Когда же, десять лет спустя, он перенесся, наконец, в Россию, он нашел здесь «новое движение» в обществе и у отдельных лиц. Это не только ничуть не пугало его, а радовало, и он высказывал желание: «служить своей картиной и этюдами, как живой школой, — в средоточии России, в Москве». Когда же была, наконец, выставлена его картина для всей публики, в Петербурге, то он писал, опять-таки с полным спокойствием, брату: «Публики каждый день много. Взыскательный взгляд, по большей части полный здравых рассуждений, ее отличает».
Но голос равнодушия, зависти и зложелательного невежества был нечто уже совершенно другое: тут не было более ни начинающегося развития, ни новых высоких требований. Тут была только старая-престарая тупость дрянных или пустых людей. Она-то Иванова и сломила.

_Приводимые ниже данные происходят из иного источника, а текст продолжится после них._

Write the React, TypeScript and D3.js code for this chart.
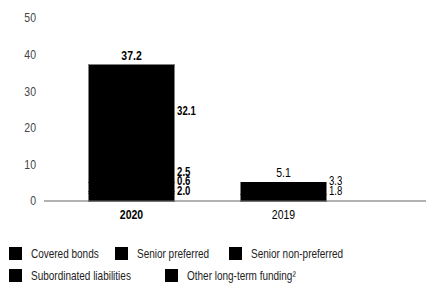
import React from 'react';
import * as d3 from 'd3';

const years = ['2020', '2019'];
const seriesNames = [
  'Covered bonds',
  'Senior preferred',
  'Senior non-preferred',
  'Subordinated liabilities',
  'Other long-term funding²',
];
const coveredBonds = [2.0, 1.8];
const seniorPreferred = [0.6, 3.3];
const seniorNonPreferred = [2.5, 0];
const subordinated = [0, 0];
const otherLongTerm = [32.1, 0];
const totals = [37.2, 5.1];
const yTicks = [0, 10, 20, 30, 40, 50];

const W = 426;
const H = 284;
const FONT = "'Liberation Sans', Arial, sans-serif";

function T(props: any) {
  const { x, y, sx = 0.84, children, ...rest } = props;
  return (
    <text transform={`translate(${x},${y}) scale(${sx},1)`} {...rest}>
      {children}
    </text>
  );
}

export default function App() {
  const seriesValues = [coveredBonds, seniorPreferred, seniorNonPreferred, subordinated, otherLongTerm];
  const rows = years.map((y, i) => {
    const r: any = { year: y };
    seriesNames.forEach((s, k) => (r[s] = seriesValues[k][i]));
    return r;
  });
  const stack = d3.stack<any>().keys(seriesNames)(rows);

  const y = d3.scaleLinear().domain([0, 50]).range([201, 18]);
  const x = d3.scaleBand<string>().domain(years).range([44, 371]).paddingInner(0.44).paddingOuter(0.296);

  // legend layout slots
  const legendPos = [
    [9, 247], [115, 247], [229, 247],
    [9, 269], [165, 269],
  ];

  return (
    <svg width={W} height={H} style={{ position: 'absolute', left: 0, top: 0 }} fontFamily={FONT}>
      <rect width={W} height={H} fill="#fff" />
      {/* y ticks */}
      {yTicks.map((t) => (
        <T key={t} x={36} y={y(t)} dy="0.35em" textAnchor="end" fontSize={12.5} fill="#444">
          {t}
        </T>
      ))}
      {/* bars */}
      <g shapeRendering="crispEdges">
        {stack.map((layer) =>
          layer.map((d, i) =>
            d[1] - d[0] > 0 ? (
              <rect
                key={layer.key + i}
                x={x(years[i])!}
                width={x.bandwidth()}
                y={y(d[1])}
                height={y(d[0]) - y(d[1])}
                fill="#000"
                stroke="#000"
                strokeWidth={0.5}
              />
            ) : null
          )
        )}
      </g>
      {/* axis line */}
      <line x1={44} x2={W} y1={y(0)} y2={y(0)} stroke="#666" strokeWidth={1} />
      {/* totals */}
      {years.map((yr, i) => (
        <T
          key={'t' + yr}
          x={x(yr)! + x.bandwidth() / 2}
          y={y(totals[i]) - 5}
          textAnchor="middle"
          fontSize={12.5}
          fontWeight={i === 0 ? 'bold' : 'normal'}
          fill="#000"
        >
          {totals[i].toFixed(1)}
        </T>
      ))}
      {/* segment labels */}
      {years.map((yr, i) => {
        const segs = stack
          .map((layer) => ({ v: layer[i][1] - layer[i][0], mid: y((layer[i][0] + layer[i][1]) / 2) }))
          .filter((s) => s.v > 0);
        const out: any[] = [];
        let prev = y(0) - 1;
        segs.forEach((s, k) => {
          let pos = Math.min(s.mid, prev - 9.5);
          if (k === segs.length - 1 && s.v > 10) pos = s.mid - 13;
          prev = pos;
          out.push(
            <T
              key={'s' + yr + k}
              x={x(yr)! + x.bandwidth() + 3}
              y={pos}
              dy="0.35em"
              fontSize={12}
              sx={0.8}
              fontWeight={i === 0 ? 'bold' : 'normal'}
              fill="#000"
            >
              {s.v.toFixed(1)}
            </T>
          );
        });
        return <g key={'g' + yr}>{out}</g>;
      })}
      {/* x labels */}
      {years.map((yr, i) => (
        <T
          key={'x' + yr}
          x={x(yr)! + x.bandwidth() / 2}
          y={219}
          textAnchor="middle"
          fontSize={12.5}
          fontWeight={i === 0 ? 'bold' : 'normal'}
          fill="#000"
        >
          {yr}
        </T>
      ))}
      {/* legend */}
      {seriesNames.map((s, k) => (
        <g key={'l' + s} transform={`translate(${legendPos[k][0]},${legendPos[k][1]})`}>
          <rect width={13} height={13} fill="#000" />
          <T x={22} y={6.5} dy="0.35em" fontSize={12.5} sx={0.8} fill="#222">
            {s}
          </T>
        </g>
      ))}
    </svg>
  );
}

И Герцен, глубоко ценивший и понимавший Иванова, написал тогда: «Еще раз коса смерти прошлась по нашему бедному полю, и еще один из лучших наших деятелей пал — странно, безвременно. Домашние кесари помогли его подкосить в то самое время, как он усталой рукой касался, после целой жизни труда и лишений, лаврового венка. Больной, измученный нуждой, Иванов не вынес грубого прикосновения и — умер. Жизнь Иванова была анахронизмом; такое благочестие к искусству, религиозное служение ему, с недоверием к себе, со страхом и верою, мы только встречаем в рассказах о средневековых отшельниках, молившихся кистью, для которых искусство было нравственным подвигом жизни, священнодействием, наукой».